Regia di Marco Tullio Giordana vedi scheda film
Lungo quarant’anni di vita italiana, dall’alluvione di Firenze del 1966 al 2004, assistiamo alle vite dei quattro fratelli Carati, figli dell’intraprendente e simpatico Giuseppe e della severa ed affettuosa maestra Adriana: Giovanna, che diventerà rigido magistrato; Nicola, futuro psichiatra; Matteo, che sceglie la polizia; e Francesca, che sposerà l’economista Carlo, amico intimo dei due maschi. Il film si concentra principalmente sul bello e complesso rapporto tra i due fratelli, spesso in conflitto per questioni ideali e familiari: se Nicola è liberale e volitivo, seguace di Basaglia ed innamorato della brigatista Giulia, Matteo è tormentato, chiuso e spigoloso, incapace di stabilità emotiva e sentimentale. Sullo sfondo, l’Italia che sembra una canzone di De Gregori (“l’Italia con gli occhi aperti nella notte triste […] l’Italia che resiste”).
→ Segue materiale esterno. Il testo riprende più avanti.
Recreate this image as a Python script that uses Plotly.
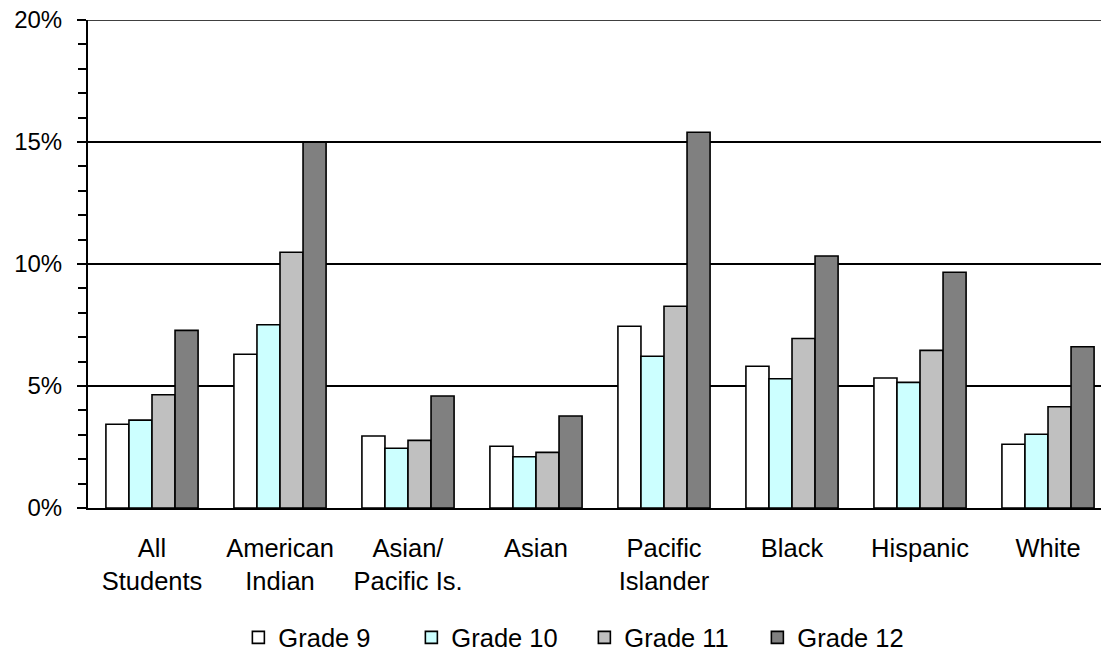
import plotly.graph_objects as go

categories = ["All<br>Students", "American<br>Indian", "Asian/<br>Pacific Is.", "Asian",
              "Pacific<br>Islander", "Black", "Hispanic", "White"]
grade9 = [3.43, 6.30, 2.95, 2.53, 7.45, 5.81, 5.33, 2.61]
grade10 = [3.60, 7.51, 2.45, 2.10, 6.22, 5.30, 5.15, 3.02]
grade11 = [4.64, 10.48, 2.77, 2.28, 8.27, 6.95, 6.46, 4.15]
grade12 = [7.28, 14.99, 4.59, 3.77, 15.40, 10.33, 9.66, 6.61]
series_names = ["Grade 9", "Grade 10", "Grade 11", "Grade 12"]
series_colors = ["#FFFFFF", "#CCFFFF", "#C0C0C0", "#808080"]

fig = go.Figure()
for name, vals, col in zip(series_names, [grade9, grade10, grade11, grade12], series_colors):
    fig.add_trace(go.Bar(
        x=categories, y=[v / 100 for v in vals], name=name,
        marker=dict(color=col, line=dict(color="black", width=1.6)),
    ))

# top gridline at 20% (plotly omits the gridline on the plot edge)
fig.add_hline(y=0.2, line=dict(color="black", width=1.5), layer="below")

font_family = "Arial, Liberation Sans, sans-serif"
fig.update_layout(
    width=1101, height=656,
    margin=dict(l=88, r=0, t=20, b=148, autoexpand=False),
    paper_bgcolor="white", plot_bgcolor="white",
    barmode="group", bargap=0.28, bargroupgap=0,
    font=dict(family=font_family, size=26, color="black"),
    showlegend=True,
    legend=dict(orientation="h", x=0.49, xanchor="center", y=-0.266, yanchor="middle",
                font=dict(size=25.5), itemwidth=30, tracegroupgap=0, entrywidth=128,
                bgcolor="rgba(0,0,0,0)"),
    xaxis=dict(range=[-0.5, 7.414], showline=True, linecolor="black", linewidth=2,
               ticks="", showgrid=False, tickfont=dict(size=25.5), ticklabelstandoff=16,
               automargin=False),
    yaxis=dict(range=[0, 0.20001], tick0=0, dtick=0.05, tickformat=".0%", showline=True,
               linecolor="black", linewidth=2, ticks="outside", ticklen=9,
               tickcolor="black", tickwidth=2, showgrid=True, gridcolor="black",
               gridwidth=1.5, zeroline=False, tickfont=dict(size=24),
               ticklabelstandoff=10, automargin=False, ticklabeloverflow="allow",
               minor=dict(tick0=0, dtick=0.01, ticks="outside", ticklen=8, tickcolor="black",
                          tickwidth=2, showgrid=False)),
)

fig.write_html("out.html", config={"displayModeBar": False},
               post_script="document.body.style.margin='0';")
Punto d’arrivo nella carriera di Stefano Rulli e Sandro Petraglia, secondo capitolo di un’ideale trilogia sul dopoguerra inaugurata da La vita che verrà di Pasquale Pozzessere, è uno dei casi più rocamboleschi nella fruizione di un prodotto. Nato per la televisione in quattro puntate, è stato congelato dalla mediocre e stolta dirigenza Rai ed infine invitato dal Festival di Cannes, ove vince il primo premio nella sezione Un certain regard. Passa in due parti al cinema, raccoglie due milioni d’incasso e pochi mesi dopo arriva finalmente in tv, riscuotendo un buon successo. Morale della favola: un ottimo prodotto televisivo, che non tratta il pubblico da analfabeta audiovisivo e riesce a trovare la cifra del popolare, diventa una testa di serie dell’annata cinematografica (incetta di premi), un modo di dire per definire la presunta e fallace rinascita artistica di un sistema e un oggetto amato dall’intellighenzia e dal ceto medio riflessivo e detestato da un pubblico trasversale.
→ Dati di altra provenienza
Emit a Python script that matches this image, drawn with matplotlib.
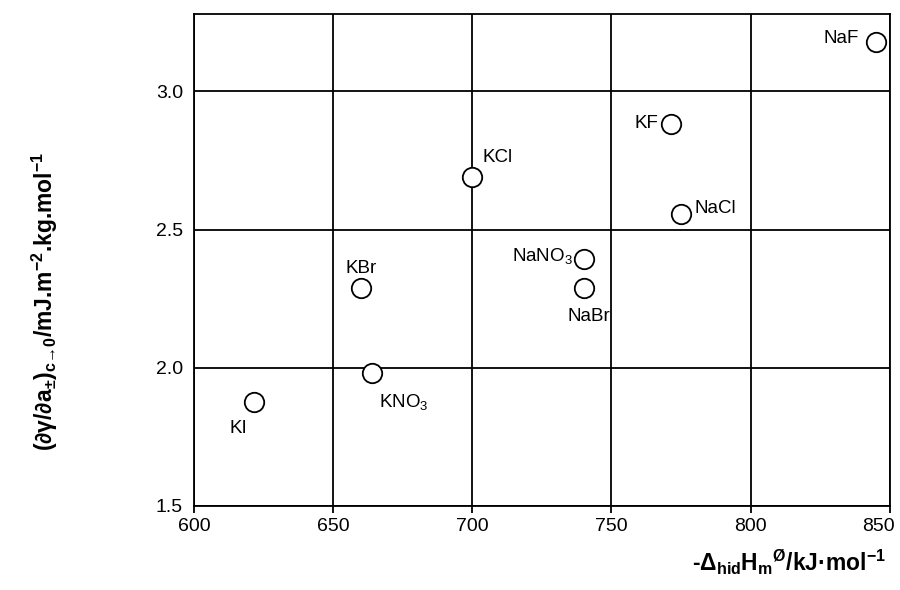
import matplotlib
matplotlib.use("Agg")
import matplotlib.pyplot as plt
import matplotlib.transforms as mtransforms

plt.rcParams['font.family'] = ['Liberation Sans', 'DejaVu Sans']

# salts, hydration enthalpy (x) and slope values (y)
salts = ["KI", "KBr", "KNO$_\\mathregular{3}$", "KCl", "NaNO$_\\mathregular{3}$",
         "NaBr", "KF", "NaCl", "NaF"]
dh = [621.5, 660, 664, 700, 740, 740, 771.5, 775, 845]
slope = [1.875, 2.29, 1.98, 2.69, 2.395, 2.29, 2.88, 2.555, 3.18]

# label offsets in points (dx, dy) and alignment
offsets = [(-5, -19, 'right'), (0, 14, 'center'), (5, -21, 'left'),
           (7, 14, 'left'), (-8, 1, 'right'), (4, -21, 'center'),
           (-9, 1, 'right'), (10, 4, 'left'), (-12, 2, 'right')]

xticks = [600, 650, 700, 750, 800, 850]
yticks = [1.5, 2.0, 2.5, 3.0]

fig = plt.figure(figsize=(9, 5.9), dpi=100)
ax = fig.add_axes([0.2156, 0.1424, 0.773, 0.834])

ax.plot(dh, slope, 'o', ms=14, mfc='white', mec='black', mew=1.3,
        zorder=3, clip_on=False)

for name, x, y, (dx, dy, ha) in zip(salts, dh, slope, offsets):
    ax.annotate(name, (x, y), xytext=(dx, dy), textcoords='offset points',
                ha=ha, va='center', fontsize=13.5)

ax.set_xlim(600, 850)
ax.set_ylim(1.5, 3.28)
ax.set_xticks(xticks)
ax.set_yticks(yticks)
ax.set_yticklabels([f"{v:.1f}" for v in yticks])
ax.grid(True, color='black', linewidth=1.3)
ax.set_axisbelow(True)
ax.tick_params(axis='x', length=5, width=1.3, labelsize=14, pad=4)
ax.tick_params(axis='y', length=0, labelsize=14, pad=8)
for s in ax.spines.values():
    s.set_linewidth(1.3)

# last x tick label sits a bit to the left in the original
lab = ax.get_xticklabels()[-1]
lab.set_transform(lab.get_transform() + mtransforms.ScaledTranslation(-0.11, 0, fig.dpi_scale_trans))

fig.text(0.05, 0.49,
         '(∂γ/∂a$_\\mathregular{±}$)$_\\mathregular{c→0}$/mJ.m$^\\mathregular{-2}$.kg.mol$^\\mathregular{-1}$',
         rotation=90, ha='center', va='center', fontsize=16.5, fontweight='bold')
fig.text(0.877, 0.022,
         '-Δ$_\\mathregular{hid}$H$_\\mathregular{m}$$^\\mathregular{Ø}$/kJ·mol$^\\mathregular{-1}$',
         ha='center', va='bottom', fontsize=16.5, fontweight='bold')

fig.savefig('out.png', dpi=100)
A distanza di qualche anno bisogna riflettere sulla sua dimensione di opera conclusiva di una certa tendenza del cinema dei vent’anni precedenti. I suoi personaggi sono una sintesi tra i caratteri emotivi della serialità televisiva e le ambizioni e le frustrazioni degli antieroi del cinema medio italiano. È il lavoro definitivo di Rulli e Petraglia e della loro capacità di condensare temi civili e sociali all’interno di cornici funzionali al messaggio al centro della narrazione popolare: potremmo dire che, dopo anni di racconti, nel bene e nel male, puramente italiani, sono arrivati all’impresa del romanzo d’appendice (frammentazione in puntate con evidente distribuzione dei temi portanti, personaggi come funzioni che esprimono un mondo e un’idea, scrupolosa ma non pedante rievocazione storica).
L’apporto di Marco Tullio Giordana è fondamentale per la costruzione melodrammatica dell’epica domestica che s’intreccia con la storia patria, com’è d’altronde tipico della sua direzione lirica e civile al contempo. Prodotto dal sapore artigianale che si serve della committenza televisiva per non cedere il passo ai giri a vuoto, denso di avvenimenti amalgamati con sapienza e di scene-madre molto efficaci, è anche un film che ragiona anche geograficamente sulla dispersione (l’impossibilità?) di un’identità nazionale, scegliendo il privato come rifugio accogliente e forse nostalgico. Coro di attori in grande spolvero, devo citare necessariamente la straordinaria maturità espressiva raggiunta dal giovane Luigi Lo Cascio e l’immensa mater familias di Adriana Asti (la scena dei libri è uno dei colpi al cuori più strazianti del cinema italiano).